I talked to the oncology nurse about my hand and foot pain. She confirmed that it is PPE. Her advice? Try not to walk. She was very blasé about it.
Try not to fucking walk.
Oh, okay. I’ll get right on that. I’ll tell my three year old that he can take care of himself. I’ll stop working, and I’ll just stay in bed all the time. Sounds like a plan.
This shit has pushed me to my breaking point. I’m ready to go in on Friday and tell Dr. N that I’m done. Like Cartman: Screw you guys, I’m going home. How much more abuse can I expect my body to take? At what point are the side effects of chemo worse than an increased chance that the cancer will come back?
I don’t know what to do. I have a lot of thinking to do in the next week. I’m so angry. I want my life back. I’ve been very passive through this entire thing. I’ve done whatever they’ve told me to do, because doctor knows best, right? Even when my gut told me no, like with the axillary lymph node dissection, I did it anyway. I’m done with that. This has finally pushed me too far, and I’m really pissed.
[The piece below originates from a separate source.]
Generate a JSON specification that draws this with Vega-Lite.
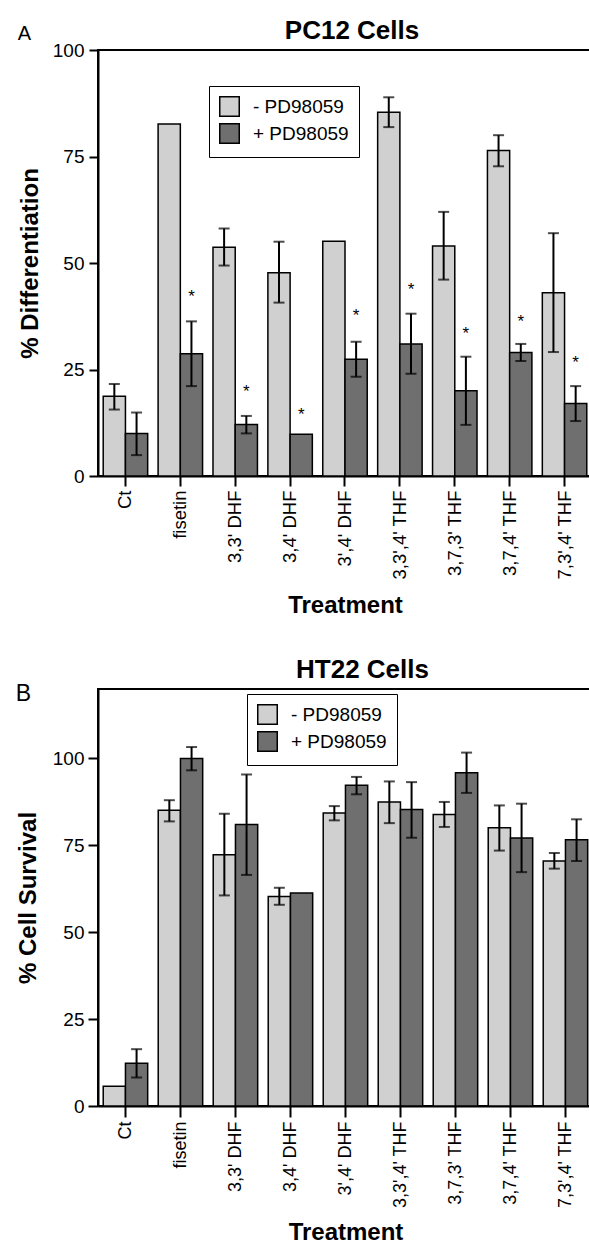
{
  "$schema": "https://vega.github.io/schema/vega-lite/v6.json",
  "padding": {"left": 15, "top": 16, "right": 0, "bottom": 0},
  "background": "white",
  "config": {
    "font": "Liberation Sans",
    "view": {"stroke": "black", "strokeWidth": 2},
    "axis": {"domainColor": "black", "domainWidth": 2, "tickColor": "black", "tickWidth": 2, "labelColor": "black", "titleColor": "black", "grid": false, "titleFontWeight": "bold", "titleFontSize": 24},
    "title": {"color": "black"}
  },
  "datasets": {
    "pc12": [
      {"treatment": "Ct", "group": "- PD98059", "value": 18.7, "lo": 15.6, "hi": 21.6},
      {"treatment": "Ct", "group": "+ PD98059", "value": 10.0, "lo": 4.9, "hi": 14.9},
      {"treatment": "fisetin", "group": "- PD98059", "value": 82.6},
      {"treatment": "fisetin", "group": "+ PD98059", "value": 28.7, "lo": 21.1, "hi": 36.3, "star": 43.2},
      {"treatment": "3,3' DHF", "group": "- PD98059", "value": 53.7, "lo": 49.4, "hi": 58.1},
      {"treatment": "3,3' DHF", "group": "+ PD98059", "value": 12.1, "lo": 10.0, "hi": 14.1, "star": 20.8},
      {"treatment": "3,4' DHF", "group": "- PD98059", "value": 47.7, "lo": 40.7, "hi": 55.0},
      {"treatment": "3,4' DHF", "group": "+ PD98059", "value": 9.8, "star": 15.5},
      {"treatment": "3',4' DHF", "group": "- PD98059", "value": 55.1},
      {"treatment": "3',4' DHF", "group": "+ PD98059", "value": 27.4, "lo": 23.3, "hi": 31.5, "star": 38.7},
      {"treatment": "3,3',4' THF", "group": "- PD98059", "value": 85.4, "lo": 81.9, "hi": 88.9},
      {"treatment": "3,3',4' THF", "group": "+ PD98059", "value": 31.0, "lo": 24.0, "hi": 38.1, "star": 44.8},
      {"treatment": "3,7,3' THF", "group": "- PD98059", "value": 54.0, "lo": 46.1, "hi": 62.0},
      {"treatment": "3,7,3' THF", "group": "+ PD98059", "value": 20.0, "lo": 12.0, "hi": 28.0, "star": 34.4},
      {"treatment": "3,7,4' THF", "group": "- PD98059", "value": 76.4, "lo": 72.7, "hi": 80.0},
      {"treatment": "3,7,4' THF", "group": "+ PD98059", "value": 29.0, "lo": 27.0, "hi": 31.0, "star": 37.3},
      {"treatment": "7,3',4' THF", "group": "- PD98059", "value": 43.0, "lo": 29.1, "hi": 57.0},
      {"treatment": "7,3',4' THF", "group": "+ PD98059", "value": 17.0, "lo": 12.9, "hi": 21.1, "star": 27.8}
    ],
    "ht22": [
      {"treatment": "Ct", "group": "- PD98059", "value": 5.7},
      {"treatment": "Ct", "group": "+ PD98059", "value": 12.3, "lo": 8.2, "hi": 16.35},
      {"treatment": "fisetin", "group": "- PD98059", "value": 85.1, "lo": 81.9, "hi": 88.0},
      {"treatment": "fisetin", "group": "+ PD98059", "value": 100.0, "lo": 96.6, "hi": 103.3},
      {"treatment": "3,3' DHF", "group": "- PD98059", "value": 72.3, "lo": 60.6, "hi": 84.1},
      {"treatment": "3,3' DHF", "group": "+ PD98059", "value": 81.0, "lo": 66.5, "hi": 95.4},
      {"treatment": "3,4' DHF", "group": "- PD98059", "value": 60.3, "lo": 57.9, "hi": 62.8},
      {"treatment": "3,4' DHF", "group": "+ PD98059", "value": 61.3},
      {"treatment": "3',4' DHF", "group": "- PD98059", "value": 84.3, "lo": 82.2, "hi": 86.3},
      {"treatment": "3',4' DHF", "group": "+ PD98059", "value": 92.3, "lo": 89.7, "hi": 94.7},
      {"treatment": "3,3',4' THF", "group": "- PD98059", "value": 87.5, "lo": 81.4, "hi": 93.4},
      {"treatment": "3,3',4' THF", "group": "+ PD98059", "value": 85.3, "lo": 77.2, "hi": 93.2},
      {"treatment": "3,7,3' THF", "group": "- PD98059", "value": 83.9, "lo": 80.3, "hi": 87.5},
      {"treatment": "3,7,3' THF", "group": "+ PD98059", "value": 95.9, "lo": 90.1, "hi": 101.7},
      {"treatment": "3,7,4' THF", "group": "- PD98059", "value": 80.1, "lo": 73.5, "hi": 86.5},
      {"treatment": "3,7,4' THF", "group": "+ PD98059", "value": 77.1, "lo": 67.3, "hi": 87.0},
      {"treatment": "7,3',4' THF", "group": "- PD98059", "value": 70.5, "lo": 68.3, "hi": 72.8},
      {"treatment": "7,3',4' THF", "group": "+ PD98059", "value": 76.6, "lo": 70.5, "hi": 82.5}
    ]
  },
  "spacing": 36,
  "resolve": {"scale": {"color": "independent"}, "legend": {"color": "independent"}},
  "vconcat": [
    {
      "title": {"text": "A", "anchor": "start", "frame": "bounds", "fontSize": 20, "fontWeight": "normal", "offset": -27},
      "resolve": {"scale": {"color": "independent"}, "legend": {"color": "independent"}},
      "vconcat": [
        {
          "width": 494,
          "height": 426,
          "title": {"text": "PC12 Cells", "fontSize": 26, "fontWeight": "bold", "anchor": "middle", "frame": "group", "offset": -2.6, "dx": 7},
          "data": {"name": "pc12"},
          "encoding": {
            "x": {"field": "treatment", "type": "nominal", "sort": ["Ct", "fisetin", "3,3' DHF", "3,4' DHF", "3',4' DHF", "3,3',4' THF", "3,7,3' THF", "3,7,4' THF", "7,3',4' THF"], "scale": {"paddingInner": 0.19, "paddingOuter": 0.095}, "axis": {"title": "Treatment", "labelAngle": 270, "labelFontSize": 18.5, "labelPadding": 4, "tickSize": 10, "titlePadding": 14.3, "labelLimit": 0}},
            "xOffset": {"field": "group", "type": "nominal", "sort": ["- PD98059", "+ PD98059"], "scale": {"paddingInner": 0, "paddingOuter": 0}}
          },
          "layer": [
            {
              "mark": {"type": "bar", "stroke": "black", "strokeWidth": 1.5},
              "encoding": {
                "y": {"field": "value", "type": "quantitative", "scale": {"domain": [0, 100]}, "axis": {"title": "% Differentiation", "values": [0, 25, 50, 75, 100], "tickSize": 9, "labelFontSize": 19, "labelPadding": 5, "titlePadding": 9.5}},
                "color": {"field": "group", "type": "nominal", "scale": {"domain": ["- PD98059", "+ PD98059"], "range": ["#d0d0d0", "#6f6f6f"]}, "legend": {"title": null, "orient": "none", "legendX": 111, "legendY": 36, "direction": "vertical", "symbolType": "square", "symbolSize": 380, "symbolStrokeColor": "black", "symbolStrokeWidth": 1.5, "symbolOpacity": 1, "labelFontSize": 19, "labelColor": "black", "labelOffset": 13, "rowPadding": 0, "padding": 10, "strokeColor": "black", "fillColor": "white"}}
              }
            },
            {
              "transform": [{"filter": "datum.hi != null"}],
              "mark": {"type": "rule", "color": "black", "strokeWidth": 2},
              "encoding": {"y": {"field": "lo", "type": "quantitative"}, "y2": {"field": "hi"}}
            },
            {
              "transform": [{"filter": "datum.hi != null"}],
              "mark": {"type": "tick", "color": "black", "thickness": 2, "size": 11, "orient": "horizontal"},
              "encoding": {"y": {"field": "lo", "type": "quantitative"}}
            },
            {
              "transform": [{"filter": "datum.hi != null"}],
              "mark": {"type": "tick", "color": "black", "thickness": 2, "size": 11, "orient": "horizontal"},
              "encoding": {"y": {"field": "hi", "type": "quantitative"}}
            },
            {
              "transform": [{"filter": "datum.star != null"}],
              "mark": {"type": "text", "text": "*", "fontSize": 17, "baseline": "alphabetic", "dy": 10, "color": "black"},
              "encoding": {"y": {"field": "star", "type": "quantitative"}}
            }
          ]
        }
      ]
    },
    {
      "title": {"text": "B", "anchor": "start", "frame": "bounds", "fontSize": 23, "fontWeight": "normal", "offset": -50},
      "resolve": {"scale": {"color": "independent"}, "legend": {"color": "independent"}},
      "vconcat": [
        {
          "width": 495,
          "height": 417,
          "title": {"text": "HT22 Cells", "fontSize": 26, "fontWeight": "bold", "anchor": "middle", "frame": "group", "offset": 6.5, "dx": 17},
          "data": {"name": "ht22"},
          "encoding": {
            "x": {"field": "treatment", "type": "nominal", "sort": ["Ct", "fisetin", "3,3' DHF", "3,4' DHF", "3',4' DHF", "3,3',4' THF", "3,7,3' THF", "3,7,4' THF", "7,3',4' THF"], "scale": {"paddingInner": 0.19, "paddingOuter": 0.095}, "axis": {"title": "Treatment", "labelAngle": 270, "labelFontSize": 18, "labelPadding": 4, "tickSize": 11, "titlePadding": 13, "labelLimit": 0}},
            "xOffset": {"field": "group", "type": "nominal", "sort": ["- PD98059", "+ PD98059"], "scale": {"paddingInner": 0, "paddingOuter": 0}}
          },
          "layer": [
            {
              "mark": {"type": "bar", "stroke": "black", "strokeWidth": 1.5},
              "encoding": {
                "y": {"field": "value", "type": "quantitative", "scale": {"domain": [0, 120]}, "axis": {"title": "% Cell Survival", "values": [0, 25, 50, 75, 100], "tickSize": 10, "labelFontSize": 19, "labelPadding": 4, "titlePadding": 11.5}},
                "color": {"field": "group", "type": "nominal", "scale": {"domain": ["- PD98059", "+ PD98059"], "range": ["#d0d0d0", "#6f6f6f"]}, "legend": {"title": null, "orient": "none", "legendX": 149, "legendY": 5, "direction": "vertical", "symbolType": "square", "symbolSize": 380, "symbolStrokeColor": "black", "symbolStrokeWidth": 1.5, "symbolOpacity": 1, "labelFontSize": 19, "labelColor": "black", "labelOffset": 13, "rowPadding": 0, "padding": 10, "strokeColor": "black", "fillColor": "white"}}
              }
            },
            {
              "transform": [{"filter": "datum.hi != null"}],
              "mark": {"type": "rule", "color": "black", "strokeWidth": 2},
              "encoding": {"y": {"field": "lo", "type": "quantitative"}, "y2": {"field": "hi"}}
            },
            {
              "transform": [{"filter": "datum.hi != null"}],
              "mark": {"type": "tick", "color": "black", "thickness": 2, "size": 11, "orient": "horizontal"},
              "encoding": {"y": {"field": "lo", "type": "quantitative"}}
            },
            {
              "transform": [{"filter": "datum.hi != null"}],
              "mark": {"type": "tick", "color": "black", "thickness": 2, "size": 11, "orient": "horizontal"},
              "encoding": {"y": {"field": "hi", "type": "quantitative"}}
            }
          ]
        }
      ]
    }
  ]
}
I’ve been apologizing a lot for complaining about my symptoms, about being sad and/or angry. Well, fuck that too. This is a god damned nightmare and I’m tired of pretending like it isn’t. The other day somebody close to me (or so I thought) told me I should consider Pepto for my chemo related nausea. Like it’s just your run of the mill fucking stomach ache. I should have punched this person in the fucking mouth. Are you fucking kidding me? I take five prescription medications for this nausea and none of them work, but thanks for playing. You can shove your Pepto straight up your ass.
Something’s gotta give. I don’t know how much more I can take.